Write the data out again exactly, dropping any images it holds.

Material:
————————

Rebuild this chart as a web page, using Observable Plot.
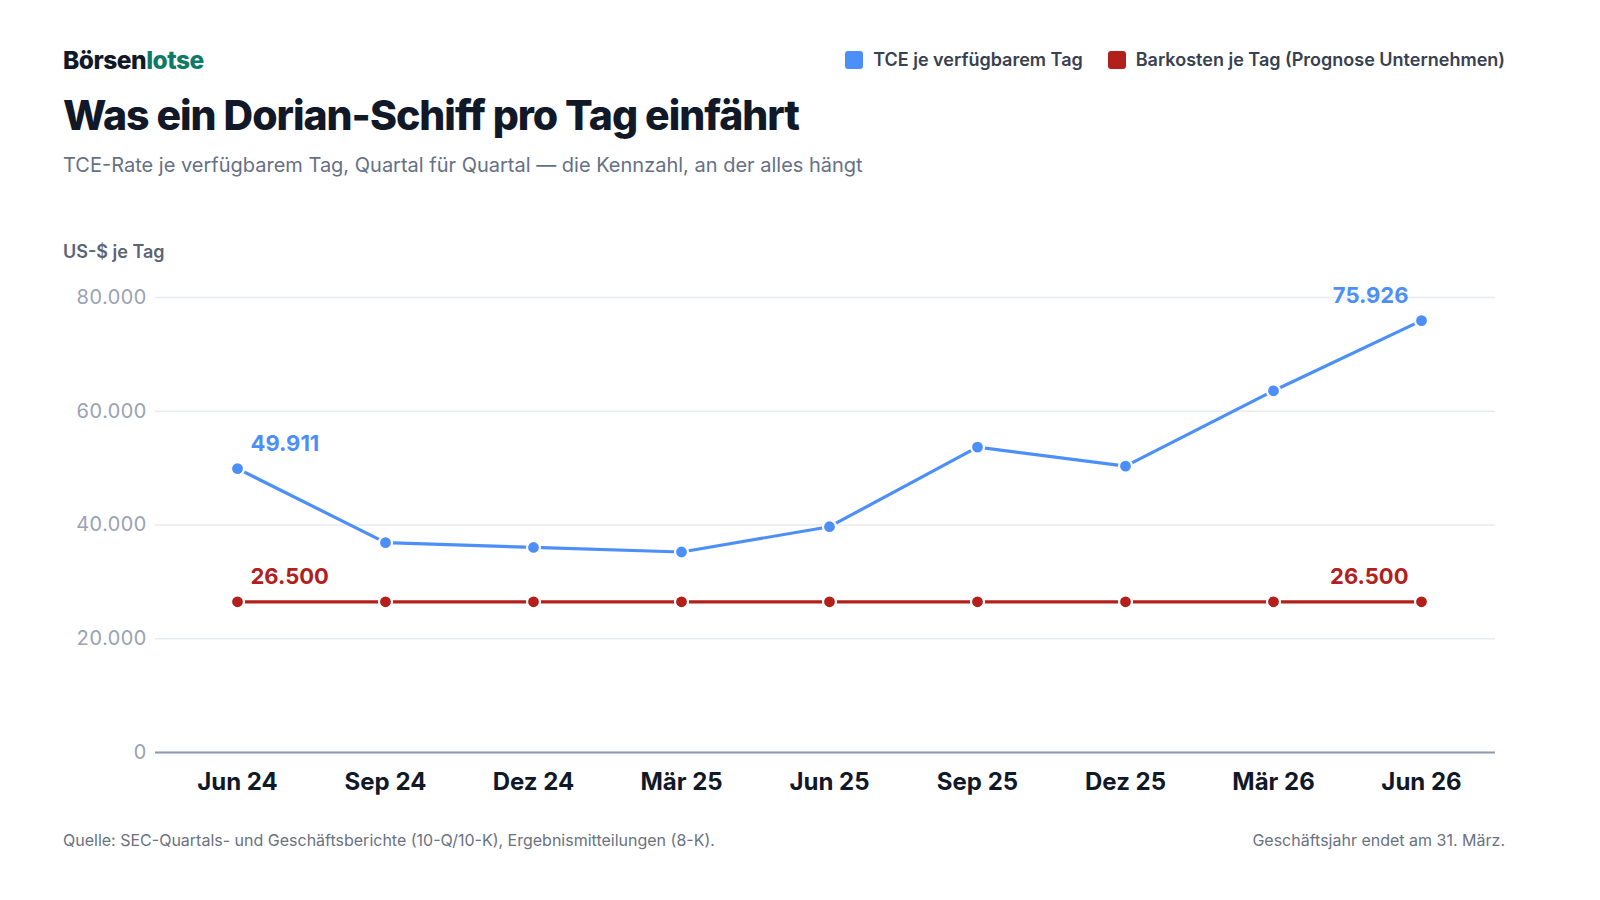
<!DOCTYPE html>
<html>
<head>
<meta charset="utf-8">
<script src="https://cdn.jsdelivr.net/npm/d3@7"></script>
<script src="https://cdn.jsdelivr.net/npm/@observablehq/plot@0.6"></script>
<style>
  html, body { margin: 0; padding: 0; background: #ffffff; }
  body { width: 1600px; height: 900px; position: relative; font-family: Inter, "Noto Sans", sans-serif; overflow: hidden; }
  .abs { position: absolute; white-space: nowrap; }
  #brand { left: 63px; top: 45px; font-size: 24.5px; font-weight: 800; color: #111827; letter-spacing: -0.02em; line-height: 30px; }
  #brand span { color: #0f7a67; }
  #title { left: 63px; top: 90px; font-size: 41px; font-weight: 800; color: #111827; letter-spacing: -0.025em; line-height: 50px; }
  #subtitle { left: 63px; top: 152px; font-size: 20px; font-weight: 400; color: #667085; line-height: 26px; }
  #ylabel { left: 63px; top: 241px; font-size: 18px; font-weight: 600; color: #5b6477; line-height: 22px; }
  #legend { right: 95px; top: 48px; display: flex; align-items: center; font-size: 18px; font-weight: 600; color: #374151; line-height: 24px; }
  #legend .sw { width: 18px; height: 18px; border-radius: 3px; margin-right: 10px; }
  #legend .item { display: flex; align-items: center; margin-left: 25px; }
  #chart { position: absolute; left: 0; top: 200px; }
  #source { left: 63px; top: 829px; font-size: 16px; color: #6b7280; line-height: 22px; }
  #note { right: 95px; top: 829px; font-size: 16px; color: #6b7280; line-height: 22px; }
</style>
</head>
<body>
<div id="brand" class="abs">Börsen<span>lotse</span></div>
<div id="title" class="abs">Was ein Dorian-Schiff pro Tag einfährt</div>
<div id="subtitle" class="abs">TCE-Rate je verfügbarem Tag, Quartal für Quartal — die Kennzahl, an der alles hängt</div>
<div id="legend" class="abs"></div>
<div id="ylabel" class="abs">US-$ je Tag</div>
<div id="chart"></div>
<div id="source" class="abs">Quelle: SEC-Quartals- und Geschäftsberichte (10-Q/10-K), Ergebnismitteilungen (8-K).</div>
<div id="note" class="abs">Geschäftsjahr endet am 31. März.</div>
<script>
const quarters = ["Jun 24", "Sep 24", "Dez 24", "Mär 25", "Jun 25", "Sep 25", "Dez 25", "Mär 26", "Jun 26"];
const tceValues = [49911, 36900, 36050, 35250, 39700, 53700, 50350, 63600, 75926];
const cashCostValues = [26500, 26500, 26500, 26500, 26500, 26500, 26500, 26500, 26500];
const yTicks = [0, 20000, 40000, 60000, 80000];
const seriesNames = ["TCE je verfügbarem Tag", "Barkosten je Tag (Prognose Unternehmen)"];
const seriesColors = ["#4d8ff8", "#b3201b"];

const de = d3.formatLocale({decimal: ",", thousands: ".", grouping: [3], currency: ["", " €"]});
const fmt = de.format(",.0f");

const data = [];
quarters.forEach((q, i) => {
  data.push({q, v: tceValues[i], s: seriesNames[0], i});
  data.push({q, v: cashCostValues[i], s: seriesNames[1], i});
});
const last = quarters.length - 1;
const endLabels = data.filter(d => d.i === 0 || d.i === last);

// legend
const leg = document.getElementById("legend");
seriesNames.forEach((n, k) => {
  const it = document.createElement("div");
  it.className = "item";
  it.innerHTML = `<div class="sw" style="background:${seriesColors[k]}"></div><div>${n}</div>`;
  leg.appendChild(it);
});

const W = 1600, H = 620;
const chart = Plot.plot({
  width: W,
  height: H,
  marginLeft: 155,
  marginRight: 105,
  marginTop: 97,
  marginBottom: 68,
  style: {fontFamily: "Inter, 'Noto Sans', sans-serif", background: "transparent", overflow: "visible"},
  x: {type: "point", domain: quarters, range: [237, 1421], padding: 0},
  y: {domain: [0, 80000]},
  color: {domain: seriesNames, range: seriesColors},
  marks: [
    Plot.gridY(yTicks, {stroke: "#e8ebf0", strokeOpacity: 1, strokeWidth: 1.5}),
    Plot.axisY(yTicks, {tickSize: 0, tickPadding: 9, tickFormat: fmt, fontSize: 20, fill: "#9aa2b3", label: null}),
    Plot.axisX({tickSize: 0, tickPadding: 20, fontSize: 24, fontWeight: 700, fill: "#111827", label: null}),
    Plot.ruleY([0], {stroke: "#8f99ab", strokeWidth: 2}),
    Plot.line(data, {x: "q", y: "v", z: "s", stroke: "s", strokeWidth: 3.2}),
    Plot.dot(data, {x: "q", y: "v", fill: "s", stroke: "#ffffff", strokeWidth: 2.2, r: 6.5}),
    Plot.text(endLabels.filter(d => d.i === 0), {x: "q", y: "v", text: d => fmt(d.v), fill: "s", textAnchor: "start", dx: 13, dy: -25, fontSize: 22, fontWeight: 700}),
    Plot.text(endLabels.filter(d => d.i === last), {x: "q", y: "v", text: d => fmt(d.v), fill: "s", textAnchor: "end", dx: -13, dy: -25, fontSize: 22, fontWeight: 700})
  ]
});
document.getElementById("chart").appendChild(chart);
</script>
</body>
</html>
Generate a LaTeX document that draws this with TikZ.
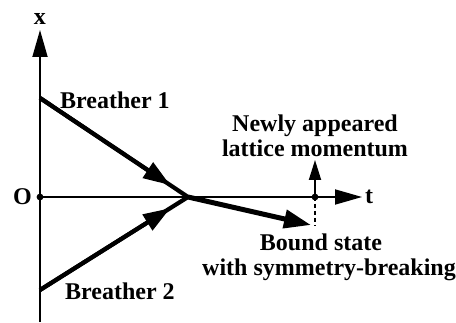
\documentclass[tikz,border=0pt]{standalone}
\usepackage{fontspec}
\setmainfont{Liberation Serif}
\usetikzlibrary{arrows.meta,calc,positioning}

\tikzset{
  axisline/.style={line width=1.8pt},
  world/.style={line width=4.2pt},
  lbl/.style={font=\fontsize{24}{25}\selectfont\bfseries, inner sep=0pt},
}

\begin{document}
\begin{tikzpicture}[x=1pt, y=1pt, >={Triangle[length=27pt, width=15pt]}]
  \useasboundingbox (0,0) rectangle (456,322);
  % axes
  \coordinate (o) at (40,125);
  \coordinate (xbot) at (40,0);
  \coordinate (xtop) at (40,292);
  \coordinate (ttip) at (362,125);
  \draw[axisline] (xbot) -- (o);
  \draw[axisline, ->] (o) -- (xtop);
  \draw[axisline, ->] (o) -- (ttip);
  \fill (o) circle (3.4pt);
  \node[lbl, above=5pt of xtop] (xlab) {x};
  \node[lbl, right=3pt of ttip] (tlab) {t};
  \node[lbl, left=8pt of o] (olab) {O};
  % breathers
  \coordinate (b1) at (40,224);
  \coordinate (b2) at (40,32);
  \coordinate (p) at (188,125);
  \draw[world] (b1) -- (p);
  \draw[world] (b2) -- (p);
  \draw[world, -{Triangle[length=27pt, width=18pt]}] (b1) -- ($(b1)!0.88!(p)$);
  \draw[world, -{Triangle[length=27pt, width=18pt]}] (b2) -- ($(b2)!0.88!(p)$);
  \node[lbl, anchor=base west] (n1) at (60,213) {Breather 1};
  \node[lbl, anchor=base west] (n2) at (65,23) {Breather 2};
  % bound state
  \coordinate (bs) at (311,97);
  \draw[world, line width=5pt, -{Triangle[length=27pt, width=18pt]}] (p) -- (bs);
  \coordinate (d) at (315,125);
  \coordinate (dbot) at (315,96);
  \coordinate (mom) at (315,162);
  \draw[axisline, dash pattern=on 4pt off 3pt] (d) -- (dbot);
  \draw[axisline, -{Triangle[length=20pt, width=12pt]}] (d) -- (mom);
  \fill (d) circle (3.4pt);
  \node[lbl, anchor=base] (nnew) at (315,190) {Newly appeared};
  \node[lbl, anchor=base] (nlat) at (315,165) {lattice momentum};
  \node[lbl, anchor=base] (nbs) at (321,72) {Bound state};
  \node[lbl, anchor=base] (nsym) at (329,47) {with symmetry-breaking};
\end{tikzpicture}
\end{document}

————————

Exercise solution:
Rebuild this chart as a web page, using Observable Plot.
<!DOCTYPE html>
<html>
<head>
<meta charset="utf-8">
<script src="https://cdn.jsdelivr.net/npm/d3@7"></script>
<script src="https://cdn.jsdelivr.net/npm/@observablehq/plot@0.6"></script>
<style>
  html, body { margin: 0; padding: 0; background: #ffffff; }
  body { width: 1600px; height: 900px; position: relative; font-family: Inter, "Noto Sans", sans-serif; overflow: hidden; }
  .abs { position: absolute; white-space: nowrap; }
  #brand { left: 63px; top: 45px; font-size: 24.5px; font-weight: 800; color: #111827; letter-spacing: -0.02em; line-height: 30px; }
  #brand span { color: #0f7a67; }
  #title { left: 63px; top: 90px; font-size: 41px; font-weight: 800; color: #111827; letter-spacing: -0.025em; line-height: 50px; }
  #subtitle { left: 63px; top: 152px; font-size: 20px; font-weight: 400; color: #667085; line-height: 26px; }
  #ylabel { left: 63px; top: 241px; font-size: 18px; font-weight: 600; color: #5b6477; line-height: 22px; }
  #legend { right: 95px; top: 48px; display: flex; align-items: center; font-size: 18px; font-weight: 600; color: #374151; line-height: 24px; }
  #legend .sw { width: 18px; height: 18px; border-radius: 3px; margin-right: 10px; }
  #legend .item { display: flex; align-items: center; margin-left: 25px; }
  #chart { position: absolute; left: 0; top: 200px; }
  #source { left: 63px; top: 829px; font-size: 16px; color: #6b7280; line-height: 22px; }
  #note { right: 95px; top: 829px; font-size: 16px; color: #6b7280; line-height: 22px; }
</style>
</head>
<body>
<div id="brand" class="abs">Börsen<span>lotse</span></div>
<div id="title" class="abs">Was ein Dorian-Schiff pro Tag einfährt</div>
<div id="subtitle" class="abs">TCE-Rate je verfügbarem Tag, Quartal für Quartal — die Kennzahl, an der alles hängt</div>
<div id="legend" class="abs"></div>
<div id="ylabel" class="abs">US-$ je Tag</div>
<div id="chart"></div>
<div id="source" class="abs">Quelle: SEC-Quartals- und Geschäftsberichte (10-Q/10-K), Ergebnismitteilungen (8-K).</div>
<div id="note" class="abs">Geschäftsjahr endet am 31. März.</div>
<script>
const quarters = ["Jun 24", "Sep 24", "Dez 24", "Mär 25", "Jun 25", "Sep 25", "Dez 25", "Mär 26", "Jun 26"];
const tceValues = [49911, 36900, 36050, 35250, 39700, 53700, 50350, 63600, 75926];
const cashCostValues = [26500, 26500, 26500, 26500, 26500, 26500, 26500, 26500, 26500];
const yTicks = [0, 20000, 40000, 60000, 80000];
const seriesNames = ["TCE je verfügbarem Tag", "Barkosten je Tag (Prognose Unternehmen)"];
const seriesColors = ["#4d8ff8", "#b3201b"];

const de = d3.formatLocale({decimal: ",", thousands: ".", grouping: [3], currency: ["", " €"]});
const fmt = de.format(",.0f");

const data = [];
quarters.forEach((q, i) => {
  data.push({q, v: tceValues[i], s: seriesNames[0], i});
  data.push({q, v: cashCostValues[i], s: seriesNames[1], i});
});
const last = quarters.length - 1;
const endLabels = data.filter(d => d.i === 0 || d.i === last);

// legend
const leg = document.getElementById("legend");
seriesNames.forEach((n, k) => {
  const it = document.createElement("div");
  it.className = "item";
  it.innerHTML = `<div class="sw" style="background:${seriesColors[k]}"></div><div>${n}</div>`;
  leg.appendChild(it);
});

const W = 1600, H = 620;
const chart = Plot.plot({
  width: W,
  height: H,
  marginLeft: 155,
  marginRight: 105,
  marginTop: 97,
  marginBottom: 68,
  style: {fontFamily: "Inter, 'Noto Sans', sans-serif", background: "transparent", overflow: "visible"},
  x: {type: "point", domain: quarters, range: [237, 1421], padding: 0},
  y: {domain: [0, 80000]},
  color: {domain: seriesNames, range: seriesColors},
  marks: [
    Plot.gridY(yTicks, {stroke: "#e8ebf0", strokeOpacity: 1, strokeWidth: 1.5}),
    Plot.axisY(yTicks, {tickSize: 0, tickPadding: 9, tickFormat: fmt, fontSize: 20, fill: "#9aa2b3", label: null}),
    Plot.axisX({tickSize: 0, tickPadding: 20, fontSize: 24, fontWeight: 700, fill: "#111827", label: null}),
    Plot.ruleY([0], {stroke: "#8f99ab", strokeWidth: 2}),
    Plot.line(data, {x: "q", y: "v", z: "s", stroke: "s", strokeWidth: 3.2}),
    Plot.dot(data, {x: "q", y: "v", fill: "s", stroke: "#ffffff", strokeWidth: 2.2, r: 6.5}),
    Plot.text(endLabels.filter(d => d.i === 0), {x: "q", y: "v", text: d => fmt(d.v), fill: "s", textAnchor: "start", dx: 13, dy: -25, fontSize: 22, fontWeight: 700}),
    Plot.text(endLabels.filter(d => d.i === last), {x: "q", y: "v", text: d => fmt(d.v), fill: "s", textAnchor: "end", dx: -13, dy: -25, fontSize: 22, fontWeight: 700})
  ]
});
document.getElementById("chart").appendChild(chart);
</script>
</body>
</html>
Generate a LaTeX document that draws this with TikZ.
\documentclass[tikz,border=0pt]{standalone}
\usepackage{fontspec}
\setmainfont{Liberation Serif}
\usetikzlibrary{arrows.meta,calc,positioning}

\tikzset{
  axisline/.style={line width=1.8pt},
  world/.style={line width=4.2pt},
  lbl/.style={font=\fontsize{24}{25}\selectfont\bfseries, inner sep=0pt},
}

\begin{document}
\begin{tikzpicture}[x=1pt, y=1pt, >={Triangle[length=27pt, width=15pt]}]
  \useasboundingbox (0,0) rectangle (456,322);
  % axes
  \coordinate (o) at (40,125);
  \coordinate (xbot) at (40,0);
  \coordinate (xtop) at (40,292);
  \coordinate (ttip) at (362,125);
  \draw[axisline] (xbot) -- (o);
  \draw[axisline, ->] (o) -- (xtop);
  \draw[axisline, ->] (o) -- (ttip);
  \fill (o) circle (3.4pt);
  \node[lbl, above=5pt of xtop] (xlab) {x};
  \node[lbl, right=3pt of ttip] (tlab) {t};
  \node[lbl, left=8pt of o] (olab) {O};
  % breathers
  \coordinate (b1) at (40,224);
  \coordinate (b2) at (40,32);
  \coordinate (p) at (188,125);
  \draw[world] (b1) -- (p);
  \draw[world] (b2) -- (p);
  \draw[world, -{Triangle[length=27pt, width=18pt]}] (b1) -- ($(b1)!0.88!(p)$);
  \draw[world, -{Triangle[length=27pt, width=18pt]}] (b2) -- ($(b2)!0.88!(p)$);
  \node[lbl, anchor=base west] (n1) at (60,213) {Breather 1};
  \node[lbl, anchor=base west] (n2) at (65,23) {Breather 2};
  % bound state
  \coordinate (bs) at (311,97);
  \draw[world, line width=5pt, -{Triangle[length=27pt, width=18pt]}] (p) -- (bs);
  \coordinate (d) at (315,125);
  \coordinate (dbot) at (315,96);
  \coordinate (mom) at (315,162);
  \draw[axisline, dash pattern=on 4pt off 3pt] (d) -- (dbot);
  \draw[axisline, -{Triangle[length=20pt, width=12pt]}] (d) -- (mom);
  \fill (d) circle (3.4pt);
  \node[lbl, anchor=base] (nnew) at (315,190) {Newly appeared};
  \node[lbl, anchor=base] (nlat) at (315,165) {lattice momentum};
  \node[lbl, anchor=base] (nbs) at (321,72) {Bound state};
  \node[lbl, anchor=base] (nsym) at (329,47) {with symmetry-breaking};
\end{tikzpicture}
\end{document}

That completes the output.